*TASK TO CARRY OUT*
Print nothing but the lines from the start of the listing below through the line that contains "const years = d3.range(1960, 2018);". Do not include the pictures.

*DATA SECTION*
↓↓↓

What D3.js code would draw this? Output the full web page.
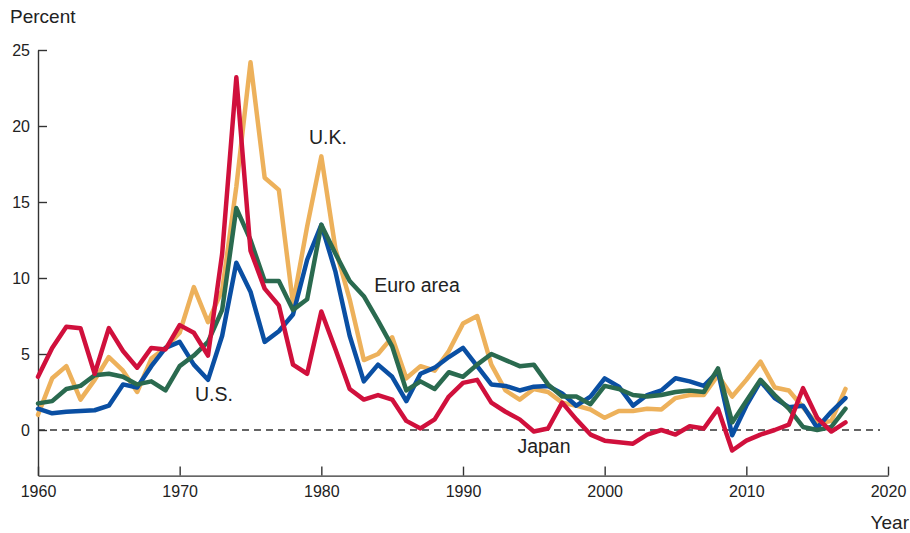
<!DOCTYPE html>
<html>
<head>
<meta charset="utf-8">
<script src="https://cdn.jsdelivr.net/npm/d3@7"></script>
<style>
  body { margin: 0; background: #fff; }
  svg { display: block; font-family: "Liberation Sans", Arial, sans-serif; }
  .axis text { font-family: "Liberation Sans Narrow", "Liberation Sans", Arial, sans-serif; font-size: 16px; fill: #222; }
  .axis path, .axis line { stroke: #333; stroke-width: 1.4px; }
</style>
</head>
<body>
<div id="chart"></div>
<script>
const width = 910;
const height = 533;

const years = d3.range(1960, 2018);

// inflation, percent
const us = [1.4, 1.1, 1.2, 1.25, 1.3, 1.6, 3.0, 2.8, 4.2, 5.4, 5.8, 4.3, 3.3, 6.2, 11.0, 9.1, 5.8, 6.5, 7.6, 11.2, 13.5, 10.4, 6.2, 3.2, 4.3, 3.5, 1.9, 3.7, 4.1, 4.8, 5.4, 4.2, 3.0, 2.9, 2.6, 2.85, 2.9, 2.4, 1.6, 2.2, 3.4, 2.85, 1.6, 2.3, 2.6, 3.4, 3.2, 2.9, 3.85, -0.35, 1.6, 3.2, 2.1, 1.5, 1.6, 0.15, 1.2, 2.1];
const uk = [1.0, 3.4, 4.2, 2.0, 3.3, 4.8, 3.9, 2.5, 4.7, 5.4, 6.4, 9.4, 7.1, 9.2, 16.0, 24.2, 16.6, 15.8, 8.3, 13.4, 18.0, 11.9, 8.6, 4.6, 5.0, 6.1, 3.4, 4.2, 3.9, 5.2, 7.0, 7.5, 4.3, 2.6, 2.0, 2.7, 2.5, 1.8, 1.6, 1.35, 0.8, 1.25, 1.25, 1.4, 1.35, 2.1, 2.3, 2.3, 3.6, 2.2, 3.3, 4.5, 2.8, 2.6, 1.5, 0.4, 0.6, 2.7];
const euro = [1.75, 1.9, 2.7, 2.9, 3.6, 3.7, 3.5, 3.0, 3.2, 2.6, 4.2, 4.9, 5.8, 7.9, 14.6, 12.5, 9.8, 9.8, 7.9, 8.6, 13.5, 11.6, 9.8, 8.8, 7.2, 5.5, 2.6, 3.2, 2.7, 3.8, 3.5, 4.3, 5.0, 4.6, 4.2, 4.3, 3.0, 2.2, 2.2, 1.7, 2.9, 2.7, 2.3, 2.2, 2.3, 2.5, 2.6, 2.5, 4.05, 0.5, 1.9, 3.3, 2.3, 1.4, 0.2, 0.0, 0.2, 1.4];
const japan = [3.5, 5.4, 6.8, 6.7, 3.7, 6.7, 5.2, 4.1, 5.4, 5.3, 6.9, 6.4, 4.9, 11.6, 23.2, 11.8, 9.3, 8.2, 4.3, 3.7, 7.8, 5.3, 2.7, 2.0, 2.3, 2.0, 0.6, 0.1, 0.7, 2.2, 3.1, 3.3, 1.8, 1.2, 0.7, -0.1, 0.1, 1.8, 0.7, -0.3, -0.7, -0.8, -0.9, -0.3, 0.0, -0.3, 0.25, 0.1, 1.4, -1.35, -0.7, -0.3, 0.0, 0.35, 2.75, 0.8, -0.1, 0.5];

const xTicks = [1960, 1970, 1980, 1990, 2000, 2010, 2020];
const yTicks = [0, 5, 10, 15, 20, 25];

const seriesList = [
  { name: 'U.K.', values: uk, color: '#edb15b', lx: 328, ly: 139 },
  { name: 'U.S.', values: us, color: '#0a4fa3', lx: 214, ly: 396 },
  { name: 'Euro area', values: euro, color: '#2a6a4f', lx: 417, ly: 287 },
  { name: 'Japan', values: japan, color: '#d0103c', lx: 544, ly: 448 },
];

const x = d3.scaleLinear().domain([1960, 2020]).range([38, 888]);
const y = d3.scaleLinear().domain([-3, 25]).range([475.6, 50]);

const svg = d3.select('#chart').append('svg')
  .attr('width', width)
  .attr('height', height);

// axes
svg.append('g')
  .attr('class', 'axis')
  .attr('transform', 'translate(0, 475.6)')
  .call(d3.axisBottom(x).tickValues(xTicks).tickFormat(d3.format('d')).tickSizeInner(-9).tickSizeOuter(0).tickPadding(10));

svg.append('g')
  .attr('class', 'axis')
  .attr('transform', 'translate(38, 0)')
  .call(d3.axisLeft(y).tickValues(yTicks).tickSizeInner(-9).tickSizeOuter(0).tickPadding(8));

// zero line
svg.append('line')
  .attr('x1', x(1960)).attr('x2', 880)
  .attr('y1', y(0)).attr('y2', y(0))
  .attr('stroke', '#333')
  .attr('stroke-width', 1.3)
  .attr('stroke-dasharray', '7,5');

const line = d3.line()
  .x((d, i) => x(years[i]))
  .y(d => y(d));

svg.selectAll('path.series')
  .data(seriesList)
  .join('path')
  .attr('class', 'series')
  .attr('d', d => line(d.values))
  .attr('fill', 'none')
  .attr('stroke', d => d.color)
  .attr('stroke-width', 4.5)
  .attr('stroke-linejoin', 'round')
  .attr('stroke-linecap', 'round');

svg.selectAll('text.label')
  .data(seriesList)
  .join('text')
  .attr('class', 'label')
  .attr('x', d => d.lx)
  .attr('y', d => d.ly)
  .attr('text-anchor', 'middle')
  .attr('dominant-baseline', 'middle')
  .attr('font-size', 19.5)
  .attr('fill', '#222')
  .text(d => d.name);

svg.append('text')
  .attr('x', 10).attr('y', 23)
  .attr('font-size', 19)
  .attr('fill', '#222')
  .text('Percent');

svg.append('text')
  .attr('x', 909).attr('y', 529)
  .attr('text-anchor', 'end')
  .attr('font-size', 19)
  .attr('fill', '#222')
  .text('Year');
</script>
</body>
</html>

↑↑↑

*WRITTEN REPLY*
What D3.js code would draw this? Output the full web page.
<!DOCTYPE html>
<html>
<head>
<meta charset="utf-8">
<script src="https://cdn.jsdelivr.net/npm/d3@7"></script>
<style>
  body { margin: 0; background: #fff; }
  svg { display: block; font-family: "Liberation Sans", Arial, sans-serif; }
  .axis text { font-family: "Liberation Sans Narrow", "Liberation Sans", Arial, sans-serif; font-size: 16px; fill: #222; }
  .axis path, .axis line { stroke: #333; stroke-width: 1.4px; }
</style>
</head>
<body>
<div id="chart"></div>
<script>
const width = 910;
const height = 533;

const years = d3.range(1960, 2018);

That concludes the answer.